• [Data provided]

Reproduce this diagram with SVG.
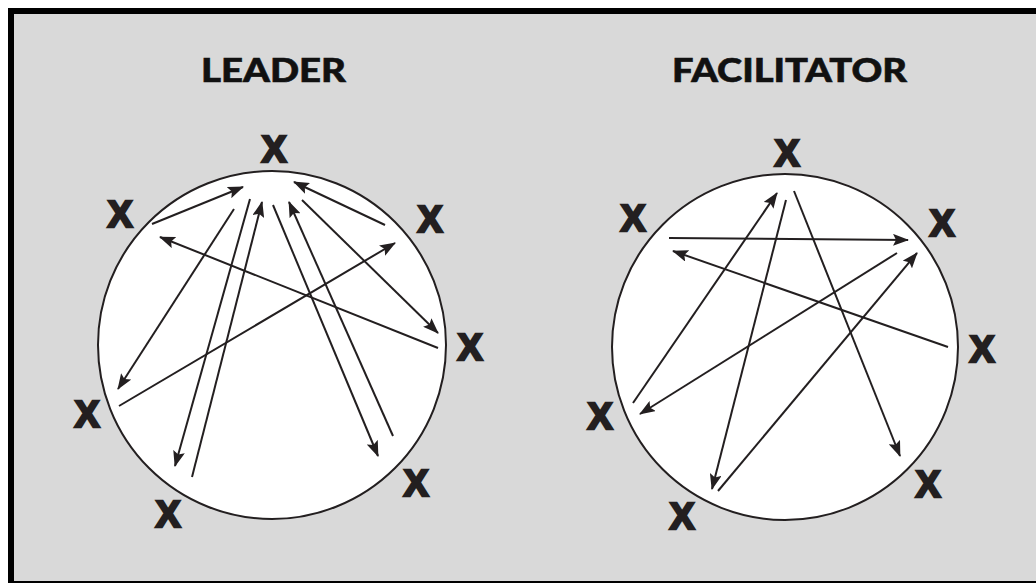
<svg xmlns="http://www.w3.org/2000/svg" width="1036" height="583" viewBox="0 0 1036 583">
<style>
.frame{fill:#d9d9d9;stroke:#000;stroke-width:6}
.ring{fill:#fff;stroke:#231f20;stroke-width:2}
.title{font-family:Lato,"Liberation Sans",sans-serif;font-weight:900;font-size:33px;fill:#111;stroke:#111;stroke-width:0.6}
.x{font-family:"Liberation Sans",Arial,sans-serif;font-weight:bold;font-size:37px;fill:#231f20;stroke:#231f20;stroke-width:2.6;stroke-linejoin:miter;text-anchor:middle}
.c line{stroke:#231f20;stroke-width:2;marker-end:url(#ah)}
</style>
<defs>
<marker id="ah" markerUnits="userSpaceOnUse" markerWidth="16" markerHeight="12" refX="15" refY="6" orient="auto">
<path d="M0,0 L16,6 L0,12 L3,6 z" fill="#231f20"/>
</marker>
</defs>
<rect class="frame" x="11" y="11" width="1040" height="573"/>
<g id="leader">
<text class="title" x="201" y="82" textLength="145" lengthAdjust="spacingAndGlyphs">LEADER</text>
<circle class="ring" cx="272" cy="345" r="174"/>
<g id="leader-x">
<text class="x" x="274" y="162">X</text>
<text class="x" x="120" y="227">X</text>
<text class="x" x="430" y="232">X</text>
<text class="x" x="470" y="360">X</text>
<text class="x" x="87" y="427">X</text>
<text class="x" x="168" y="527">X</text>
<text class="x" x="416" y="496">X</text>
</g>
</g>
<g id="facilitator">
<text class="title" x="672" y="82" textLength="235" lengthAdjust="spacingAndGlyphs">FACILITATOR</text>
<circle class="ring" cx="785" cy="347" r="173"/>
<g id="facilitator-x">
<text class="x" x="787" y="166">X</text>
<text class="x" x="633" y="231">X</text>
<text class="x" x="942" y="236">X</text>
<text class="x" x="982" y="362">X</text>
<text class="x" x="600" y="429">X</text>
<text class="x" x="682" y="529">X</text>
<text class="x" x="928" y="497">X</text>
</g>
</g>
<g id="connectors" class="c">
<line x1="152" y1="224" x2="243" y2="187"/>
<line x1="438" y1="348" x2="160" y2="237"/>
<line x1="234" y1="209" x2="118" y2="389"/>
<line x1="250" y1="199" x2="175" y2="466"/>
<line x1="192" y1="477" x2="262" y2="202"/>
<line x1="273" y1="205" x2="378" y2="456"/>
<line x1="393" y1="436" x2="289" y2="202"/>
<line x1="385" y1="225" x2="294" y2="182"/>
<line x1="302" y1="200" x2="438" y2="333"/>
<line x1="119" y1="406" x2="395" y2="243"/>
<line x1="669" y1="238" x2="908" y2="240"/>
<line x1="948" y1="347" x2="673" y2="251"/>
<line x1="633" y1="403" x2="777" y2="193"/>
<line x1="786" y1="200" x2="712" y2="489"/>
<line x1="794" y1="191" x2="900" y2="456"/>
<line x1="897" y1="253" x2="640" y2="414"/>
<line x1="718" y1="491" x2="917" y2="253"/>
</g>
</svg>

• [Required work]
Repeat the material above word for word and skip every image in it.

• [Output below]
Reproduce this diagram with SVG.
<svg xmlns="http://www.w3.org/2000/svg" width="1036" height="583" viewBox="0 0 1036 583">
<style>
.frame{fill:#d9d9d9;stroke:#000;stroke-width:6}
.ring{fill:#fff;stroke:#231f20;stroke-width:2}
.title{font-family:Lato,"Liberation Sans",sans-serif;font-weight:900;font-size:33px;fill:#111;stroke:#111;stroke-width:0.6}
.x{font-family:"Liberation Sans",Arial,sans-serif;font-weight:bold;font-size:37px;fill:#231f20;stroke:#231f20;stroke-width:2.6;stroke-linejoin:miter;text-anchor:middle}
.c line{stroke:#231f20;stroke-width:2;marker-end:url(#ah)}
</style>
<defs>
<marker id="ah" markerUnits="userSpaceOnUse" markerWidth="16" markerHeight="12" refX="15" refY="6" orient="auto">
<path d="M0,0 L16,6 L0,12 L3,6 z" fill="#231f20"/>
</marker>
</defs>
<rect class="frame" x="11" y="11" width="1040" height="573"/>
<g id="leader">
<text class="title" x="201" y="82" textLength="145" lengthAdjust="spacingAndGlyphs">LEADER</text>
<circle class="ring" cx="272" cy="345" r="174"/>
<g id="leader-x">
<text class="x" x="274" y="162">X</text>
<text class="x" x="120" y="227">X</text>
<text class="x" x="430" y="232">X</text>
<text class="x" x="470" y="360">X</text>
<text class="x" x="87" y="427">X</text>
<text class="x" x="168" y="527">X</text>
<text class="x" x="416" y="496">X</text>
</g>
</g>
<g id="facilitator">
<text class="title" x="672" y="82" textLength="235" lengthAdjust="spacingAndGlyphs">FACILITATOR</text>
<circle class="ring" cx="785" cy="347" r="173"/>
<g id="facilitator-x">
<text class="x" x="787" y="166">X</text>
<text class="x" x="633" y="231">X</text>
<text class="x" x="942" y="236">X</text>
<text class="x" x="982" y="362">X</text>
<text class="x" x="600" y="429">X</text>
<text class="x" x="682" y="529">X</text>
<text class="x" x="928" y="497">X</text>
</g>
</g>
<g id="connectors" class="c">
<line x1="152" y1="224" x2="243" y2="187"/>
<line x1="438" y1="348" x2="160" y2="237"/>
<line x1="234" y1="209" x2="118" y2="389"/>
<line x1="250" y1="199" x2="175" y2="466"/>
<line x1="192" y1="477" x2="262" y2="202"/>
<line x1="273" y1="205" x2="378" y2="456"/>
<line x1="393" y1="436" x2="289" y2="202"/>
<line x1="385" y1="225" x2="294" y2="182"/>
<line x1="302" y1="200" x2="438" y2="333"/>
<line x1="119" y1="406" x2="395" y2="243"/>
<line x1="669" y1="238" x2="908" y2="240"/>
<line x1="948" y1="347" x2="673" y2="251"/>
<line x1="633" y1="403" x2="777" y2="193"/>
<line x1="786" y1="200" x2="712" y2="489"/>
<line x1="794" y1="191" x2="900" y2="456"/>
<line x1="897" y1="253" x2="640" y2="414"/>
<line x1="718" y1="491" x2="917" y2="253"/>
</g>
</svg>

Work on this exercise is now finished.